> _Records for this exercise_:
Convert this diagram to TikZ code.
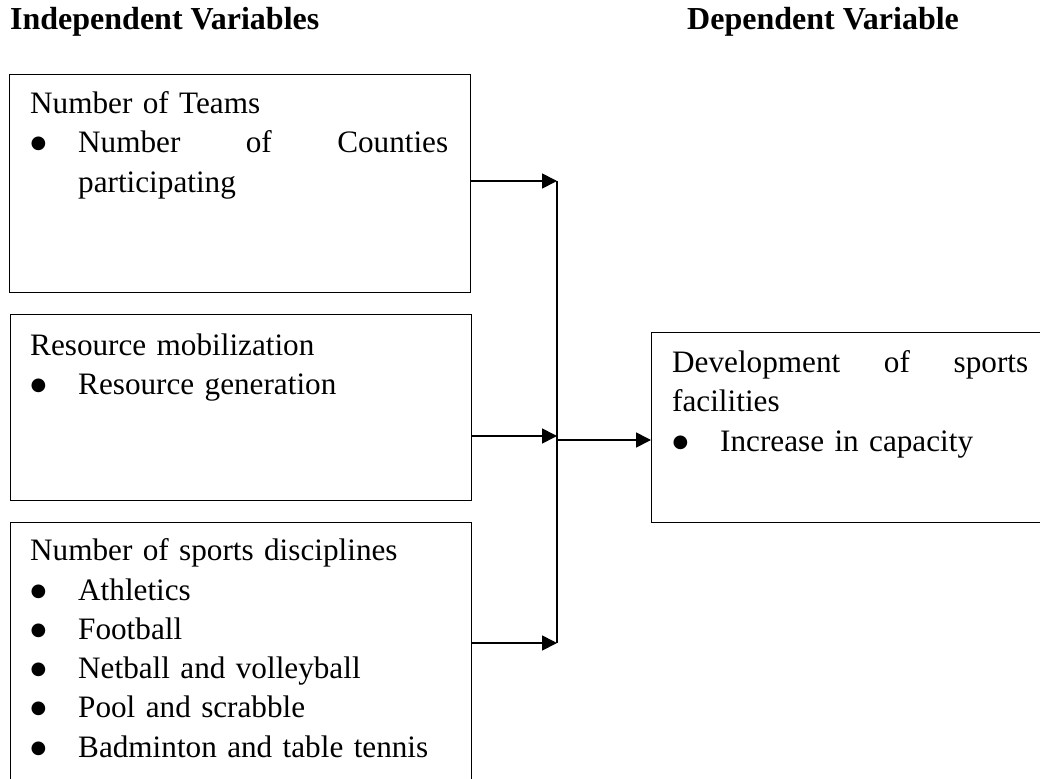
\documentclass[tikz,border=0pt]{standalone}
\usepackage{fontspec}
\setmainfont{Liberation Serif}
\newfontfamily\bulfont{DejaVu Sans}
\usetikzlibrary{arrows.meta}
\newcommand\bigbul{\raisebox{4pt}[0pt][0pt]{\bulfont\fontsize{18}{18}\selectfont ●}}
\newcommand\myitem{\par\hangindent=48pt\hangafter=0\noindent\llap{\makebox[48pt][l]{\hspace{0.5pt}\bigbul}}}
\begin{document}
\begin{tikzpicture}[x=1pt,y=-1pt,
  box/.style={draw,line width=1.3pt,rectangle,inner sep=0pt,anchor=north west},
  txt/.style={anchor=base west,inner sep=0pt,text width=#1,
    font={\fontsize{31.2}{39.3}\selectfont\tolerance=10000\hyphenpenalty=10000\exhyphenpenalty=10000}},
  head/.style={anchor=base west,inner sep=0pt,font=\fontsize{32}{39.3}\selectfont\bfseries},
  arr/.style={line width=1.7pt,-{Triangle[length=15pt,width=15pt]}},
  bus/.style={line width=1.3pt}]
\useasboundingbox (0,0) rectangle (1040,778);
\clip (0,0) rectangle (1040,778);
\fill[white] (0,0) rectangle (1040,778);
% headings
\node[head] (h1) at (10,30) {Independent Variables};
\node[head] (h2) at (687,30) {Dependent Variable};
% boxes
\node[box,minimum width=461pt,minimum height=218pt] (b1) at (9,74) {};
\node[box,minimum width=461pt,minimum height=186pt] (b2) at (10,314) {};
\node[box,minimum width=461pt,minimum height=300pt] (b3) at (10,522) {};
\node[box,minimum width=400pt,minimum height=190pt] (b4) at (651,332) {};
% texts
\node[txt=418pt] (t1) at (30,113.7) {Number of Teams\myitem Number\hfill of\hfill Counties\break participating\par};
\node[txt=418pt] (t2) at (30,355) {Resource mobilization\myitem Resource generation\par};
\node[txt=418pt] (t3) at (30,560.7) {Number of sports disciplines\myitem Athletics\myitem Football\myitem Netball and volleyball\myitem Pool and scrabble\myitem Badminton and table tennis\par};
\node[txt=356pt] (t4) at (672,372.4) {Development\hfill of\hfill sports\break facilities\myitem Increase in capacity\par};
% junction points
\coordinate (j1) at (557,181);
\coordinate (j2) at (557,436);
\coordinate (j3) at (557,643);
\coordinate (jo) at (557,440);
% connectors
\draw[bus] (j1) -- (j3);
\draw[arr] (b1.east |- j1) -- (j1);
\draw[arr] (b2.east |- j2) -- (j2);
\draw[arr] (b3.east |- j3) -- (j3);
\draw[arr] (jo) -- (b4.west |- jo);
\end{tikzpicture}
\end{document}
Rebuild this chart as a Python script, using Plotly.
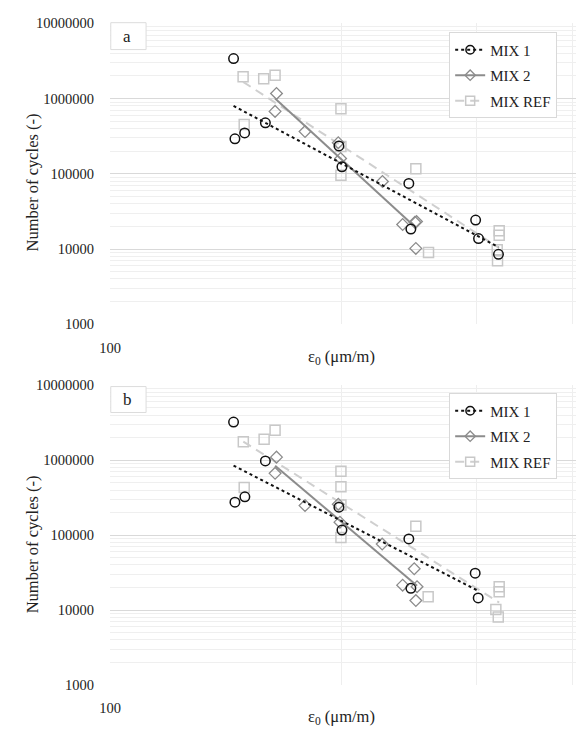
import numpy as np
import plotly.graph_objects as go

# ---------------- data ----------------
# Panel a
x_mix1_a = [144.8, 145.4, 149.7, 159.3, 198.6, 200.4, 244.9, 246.4, 299.2, 301.8, 320.4]
n_mix1_a = [3.40e6, 2.92e5, 3.50e5, 4.77e5, 2.35e5, 1.24e5, 7.46e4, 1.84e4, 2.43e4, 1.38e4, 8.5e3]

x_mix2_a = [164.7, 164.0, 179.4, 198.2, 199.6, 226.3, 240.4, 249.4, 250.6, 250.1]
n_mix2_a = [1.17e6, 6.76e5, 3.65e5, 2.59e5, 1.60e5, 7.92e4, 2.12e4, 2.27e4, 2.32e4, 1.02e4]

x_ref_a = [149.0, 158.5, 164.0, 149.5, 199.8, 199.8, 199.8, 250.1, 259.8, 321.1, 321.1, 319.2, 319.5]
n_ref_a = [1.95e6, 1.84e6, 2.05e6, 4.54e5, 7.32e5, 2.30e5, 9.56e4, 1.17e5, 8.98e3, 1.75e4, 1.52e4, 9.8e3, 7.0e3]

# Panel b
x_mix1_b = [144.8, 145.4, 149.8, 159.3, 198.6, 200.4, 244.9, 246.4, 298.8, 301.5]
n_mix1_b = [3.23e6, 2.75e5, 3.25e5, 9.79e5, 2.36e5, 1.17e5, 8.9e4, 1.95e4, 3.1e4, 1.45e4]

x_mix2_b = [164.7, 164.0, 179.4, 198.2, 199.2, 226.1, 248.9, 240.4, 251.0, 250.1]
n_mix2_b = [1.10e6, 6.68e5, 2.48e5, 2.59e5, 1.49e5, 7.6e4, 3.56e4, 2.15e4, 2.05e4, 1.34e4]

x_ref_b = [149.1, 158.7, 164.0, 149.5, 199.8, 199.8, 199.8, 199.8, 250.1, 259.5, 321.1, 321.1, 317.9, 320.2]
n_ref_b = [1.77e6, 1.90e6, 2.51e6, 4.31e5, 7.10e5, 4.44e5, 2.53e5, 9.3e4, 1.31e5, 1.51e4, 2.05e4, 1.76e4, 1.02e4, 8.05e3]

series_names = ["MIX 1", "MIX 2", "MIX REF"]
panel_labels = ["a", "b"]
y_tickvals = [1e3, 1e4, 1e5, 1e6, 1e7]
y_ticktext = ["1000", "10000", "100000", "1000000", "10000000"]
x_tickvals = [100]
x_ticktext = ["100"]
x_title = "ε<sub>0</sub> (μm/m)"
y_title = "Number of cycles (-)"

# ---------------- styling ----------------
W, H = 576, 736
FONT = "Liberation Serif, Times New Roman, serif"
styles = {
    "MIX 1": dict(symbol="circle-open", size=9.5, mcolor="#111111", mline=1.5,
                  lcolor="#111111", dash="dot", lwidth=2),
    "MIX 2": dict(symbol="diamond-open", size=9, mcolor="#8c8c8c", mline=1.3,
                  lcolor="#8c8c8c", dash="solid", lwidth=2),
    "MIX REF": dict(symbol="square-open", size=10, mcolor="#c8c8c8", mline=1.5,
                    lcolor="#cfcfcf", dash="9px,6px", lwidth=2),
}

# pixel layout for both panels: (top px, bottom px)
panels_px = [(15.7, 323.3), (385.7, 692.0)]
x_left_px = 101.0
x_range = [2.0, 2.0 + (W - x_left_px) / 783.0]


def py(p):
    return 1 - p / H


def power_fit(x, n):
    lx, ln = np.log10(x), np.log10(n)
    b, a = np.polyfit(lx, ln, 1)
    xe = np.array([min(x), max(x)])
    return xe, 10 ** (a + b * np.log10(xe))


fig = go.Figure()

data_sets = [
    {"MIX 1": (x_mix1_a, n_mix1_a), "MIX 2": (x_mix2_a, n_mix2_a), "MIX REF": (x_ref_a, n_ref_a)},
    {"MIX 1": (x_mix1_b, n_mix1_b), "MIX 2": (x_mix2_b, n_mix2_b), "MIX REF": (x_ref_b, n_ref_b)},
]

for i, ds in enumerate(data_sets):
    xa = "x" if i == 0 else "x2"
    ya = "y" if i == 0 else "y2"
    leg = "legend" if i == 0 else "legend2"
    for name in ["MIX REF", "MIX 2", "MIX 1"]:
        s = styles[name]
        x, n = ds[name]
        fig.add_trace(go.Scatter(
            x=x, y=n, mode="markers", xaxis=xa, yaxis=ya, showlegend=False,
            marker=dict(symbol=s["symbol"], size=s["size"], color=s["mcolor"],
                        line=dict(color=s["mcolor"], width=s["mline"])),
            hoverinfo="skip"))
        xe, ne = power_fit(x, n)
        fig.add_trace(go.Scatter(
            x=xe, y=ne, mode="lines", xaxis=xa, yaxis=ya, showlegend=False,
            line=dict(color=s["lcolor"], width=s["lwidth"], dash=s["dash"]),
            hoverinfo="skip"))
    for k, name in enumerate(series_names):
        s = styles[name]
        fig.add_trace(go.Scatter(
            x=[None], y=[None], mode="lines+markers", name=name, xaxis=xa, yaxis=ya,
            legend=leg, legendgroup=f"{leg}_{k}",
            marker=dict(symbol=s["symbol"], size=s["size"] - 1, color=s["mcolor"],
                        line=dict(color=s["mcolor"], width=s["mline"])),
            line=dict(color=s["lcolor"], width=s["lwidth"], dash=s["dash"])))

axis_common_x = dict(
    type="log", range=x_range, tickmode="array", tickvals=x_tickvals, ticktext=x_ticktext,
    showgrid=True, gridcolor="#dedede", gridwidth=1, zeroline=False, showline=False,
    ticks="", ticklabelstandoff=13,
    tickfont=dict(family=FONT, size=14.5, color="#222222"),
    minor=dict(dtick="D1", showgrid=True, gridcolor="#eeeeee", gridwidth=1, ticks=""),
    domain=[x_left_px / W, 1.0], fixedrange=True,
)
axis_common_y = dict(
    type="log", range=[3, 7], tickmode="array", tickvals=y_tickvals, ticktext=y_ticktext,
    showgrid=True, gridcolor="#d9d9d9", gridwidth=1.3, zeroline=False, showline=False,
    ticks="", ticklabelstandoff=15,
    tickfont=dict(family=FONT, size=14.5, color="#222222"),
    minor=dict(dtick="D1", showgrid=True, gridcolor="#efefef", gridwidth=1, ticks=""),
    fixedrange=True,
)

legend_common = dict(xanchor="left", yanchor="top", bgcolor="white",
                     bordercolor="#d9d9d9", borderwidth=1, tracegroupgap=3,
                     font=dict(family=FONT, size=15, color="#222222"))

(t1, b1), (t2, b2) = panels_px
fig.update_layout(
    width=W, height=H, autosize=False,
    margin=dict(l=0, r=0, t=0, b=0),
    paper_bgcolor="white", plot_bgcolor="white",
    font=dict(family=FONT, size=15, color="#222222"),
    xaxis=dict(anchor="y", **axis_common_x),
    yaxis=dict(anchor="x", domain=[py(b1), py(t1)], **axis_common_y),
    xaxis2=dict(anchor="y2", **axis_common_x),
    yaxis2=dict(anchor="x2", domain=[py(b2), py(t2)], **axis_common_y),
    legend=dict(x=446.7 / W, y=py(25), **legend_common),
    legend2=dict(x=446.7 / W, y=py(394), **legend_common),
    showlegend=True,
)

shapes = []
annotations = []
label_boxes = [(15.0, 42.5), (387.0, 413.5)]
for i, (top, bot) in enumerate(panels_px):
    bt, bb = label_boxes[i]
    shapes.append(dict(type="rect", xref="paper", yref="paper",
                       x0=101.7 / W, x1=137.7 / W, y0=py(bb), y1=py(bt),
                       fillcolor="white", line=dict(color="#dcdcdc", width=1), layer="above"))
    annotations.append(dict(text=panel_labels[i], xref="paper", yref="paper",
                            x=118.5 / W, y=py((bt + bb) / 2), showarrow=False,
                            font=dict(family=FONT, size=17, color="#222222"),
                            xanchor="center", yanchor="middle"))
    annotations.append(dict(text=y_title, xref="paper", yref="paper",
                            x=21.5 / W, y=py(top + 162.5), textangle=-90, showarrow=False,
                            font=dict(family=FONT, size=16.5, color="#222222"),
                            xanchor="center", yanchor="middle"))
    annotations.append(dict(text=x_title, xref="paper", yref="paper",
                            x=337 / W, y=py(bot + 33), showarrow=False,
                            font=dict(family=FONT, size=16.5, color="#222222"),
                            xanchor="center", yanchor="middle"))

fig.update_layout(shapes=shapes, annotations=annotations)
fig.write_html("out.html")
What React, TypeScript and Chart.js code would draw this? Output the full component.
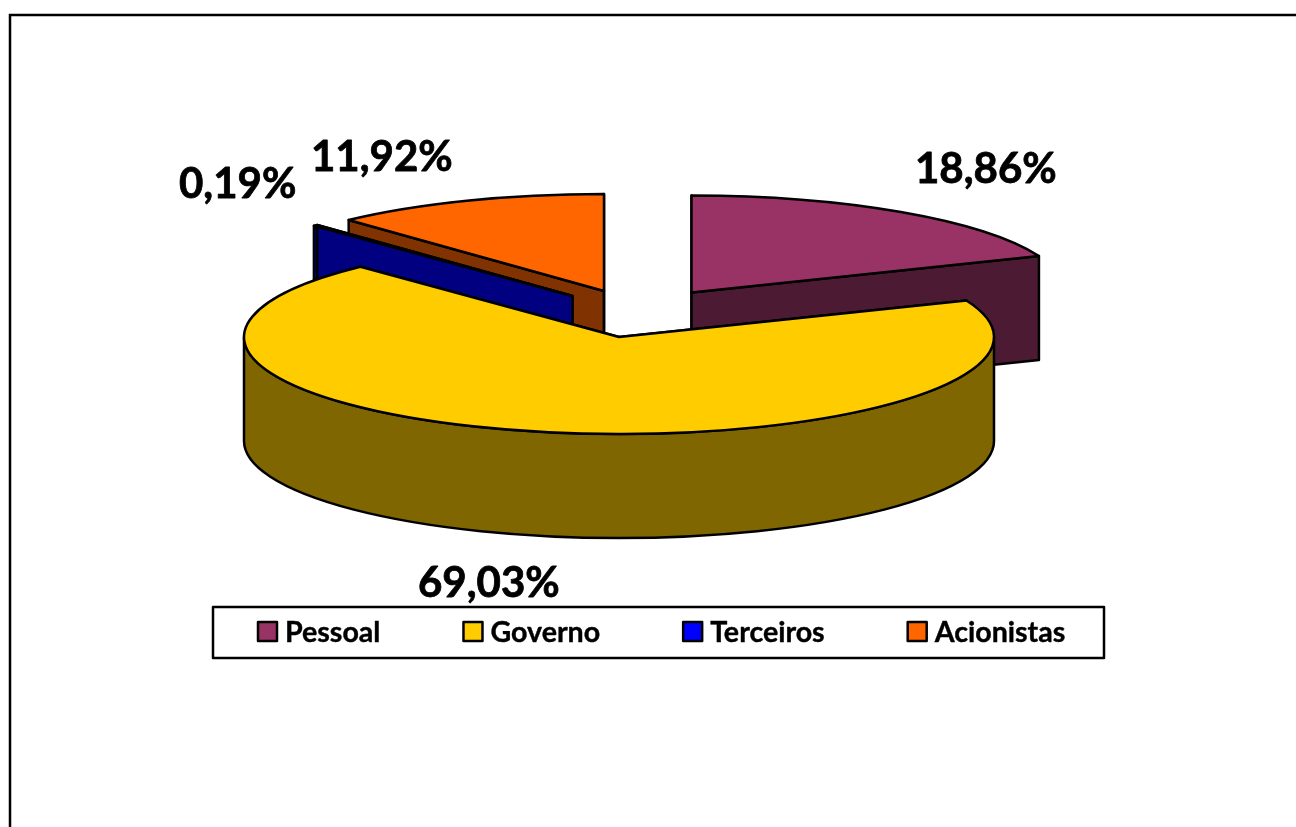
import React, { useEffect, useRef } from "react";
import Chart from "chart.js/auto";

// Distribution of value added
const categories = ["Pessoal", "Governo", "Terceiros", "Acionistas"];
const shares = [18.86, 69.03, 0.19, 11.92];

const topColors = ["#993366", "#FFCC00", "#0000FF", "#FF6600"];
const wallColors = ["#4D1A33", "#806600", "#000080", "#803300"];

// Painter's order for the slices, back to front
const paintOrder = [3, 2, 0, 1];
// Explosion of each slice from the pie centre, in pixels
const explodeX = [72.5, 0, -46.5, -15];
const explodeY = [-44.5, 0, -41, -46];
// Data label anchors (left edge, baseline)
const labelX = [915, 418, 179, 311];
const labelY = [183, 597, 198, 171];

const RADIUS_X = 375;
const RADIUS_Y = 97;
const DEPTH = 104;
const CENTER_X = 619;
const CENTER_Y = 337;
const LINE = 2.5;

const formatShare = (v: number) => v.toFixed(2).replace(".", ",") + "%";

// Paints the pie as an extruded, exploded disc from the arc elements' angles
const extrudedPie = {
  id: "extrudedPie",
  beforeDatasetsDraw(chart: any) {
    const ctx: CanvasRenderingContext2D = chart.ctx;
    const arcs = chart.getDatasetMeta(0).data;
    ctx.save();
    ctx.lineWidth = LINE;
    ctx.strokeStyle = "#000";
    ctx.lineJoin = "round";

    for (const i of paintOrder) {
      const arc = arcs[i];
      const { startAngle, endAngle, outerRadius } = arc;
      const cx = CENTER_X + explodeX[i];
      const cy = CENTER_Y + explodeY[i];
      const rx = outerRadius;
      const ry = (outerRadius * RADIUS_Y) / RADIUS_X;

      // radial side walls
      ctx.fillStyle = wallColors[i];
      for (const angle of [startAngle, endAngle]) {
        const px = cx + rx * Math.cos(angle);
        const py = cy + ry * Math.sin(angle);
        ctx.beginPath();
        ctx.moveTo(cx, cy);
        ctx.lineTo(px, py);
        ctx.lineTo(px, py + DEPTH);
        ctx.lineTo(cx, cy + DEPTH);
        ctx.closePath();
        ctx.fill();
        ctx.stroke();
      }

      // curved outer wall, front half only
      const a0 = Math.max(startAngle, 0);
      const a1 = Math.min(endAngle, Math.PI);
      if (a1 > a0) {
        ctx.beginPath();
        ctx.ellipse(cx, cy, rx, ry, 0, a0, a1);
        ctx.ellipse(cx, cy + DEPTH, rx, ry, 0, a1, a0, true);
        ctx.closePath();
        ctx.fill();
        ctx.stroke();
      }

      // top face
      ctx.fillStyle = topColors[i];
      ctx.beginPath();
      ctx.moveTo(cx, cy);
      ctx.ellipse(cx, cy, rx, ry, 0, startAngle, endAngle);
      ctx.closePath();
      ctx.fill();
      ctx.stroke();
    }
    ctx.restore();
    return false;
  },
  afterDraw(chart: any) {
    const ctx: CanvasRenderingContext2D = chart.ctx;
    ctx.save();

    // outer frame, running off the right and bottom edges
    ctx.strokeStyle = "#000";
    ctx.lineWidth = LINE;
    ctx.beginPath();
    ctx.moveTo(10, 827);
    ctx.lineTo(10, 15);
    ctx.lineTo(1296, 15);
    ctx.stroke();

    // data labels, slightly emboldened
    ctx.fillStyle = "#000";
    ctx.textBaseline = "alphabetic";
    ctx.textAlign = "left";
    ctx.lineJoin = "round";
    ctx.font = "bold 42px Lato";
    ctx.lineWidth = 0.8;
    shares.forEach((v, i) => {
      ctx.fillText(formatShare(v), labelX[i], labelY[i]);
      ctx.strokeText(formatShare(v), labelX[i], labelY[i]);
    });

    // legend
    ctx.lineWidth = LINE;
    ctx.strokeRect(213, 607, 891, 51);
    ctx.font = "bold 28.6px Lato";
    let x = 258;
    categories.forEach((name, i) => {
      ctx.lineWidth = LINE;
      ctx.fillStyle = topColors[i];
      ctx.fillRect(x, 622, 19, 19);
      ctx.strokeRect(x, 622, 19, 19);
      ctx.fillStyle = "#000";
      ctx.fillText(name, x + 27, 642);
      ctx.lineWidth = 0.4;
      ctx.strokeText(name, x + 27, 642);
      x += 27 + ctx.measureText(name).width + 83;
    });
    ctx.restore();
  },
};

export default function App() {
  const ref = useRef<HTMLCanvasElement>(null);
  useEffect(() => {
    const chart = new Chart(ref.current!, {
      type: "pie",
      data: {
        labels: categories,
        datasets: [{ data: shares, backgroundColor: topColors, radius: RADIUS_X }],
      },
      options: {
        animation: false,
        responsive: false,
        plugins: { legend: { display: false }, tooltip: { enabled: false } },
      },
      plugins: [extrudedPie],
    } as any);
    return () => chart.destroy();
  }, []);
  return (
    <canvas
      ref={ref}
      width={1296}
      height={827}
      style={{ position: "absolute", left: 0, top: 0, width: 1296, height: 827, background: "#fff" }}
    />
  );
}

> _What is being asked_:
Of the lines above, copy only those from the one holding "What React, TypeScript" to the one holding "import Chart from", both included, and exclude every image.

> _Answer to this exercise_:
What React, TypeScript and Chart.js code would draw this? Output the full component.
import React, { useEffect, useRef } from "react";
import Chart from "chart.js/auto";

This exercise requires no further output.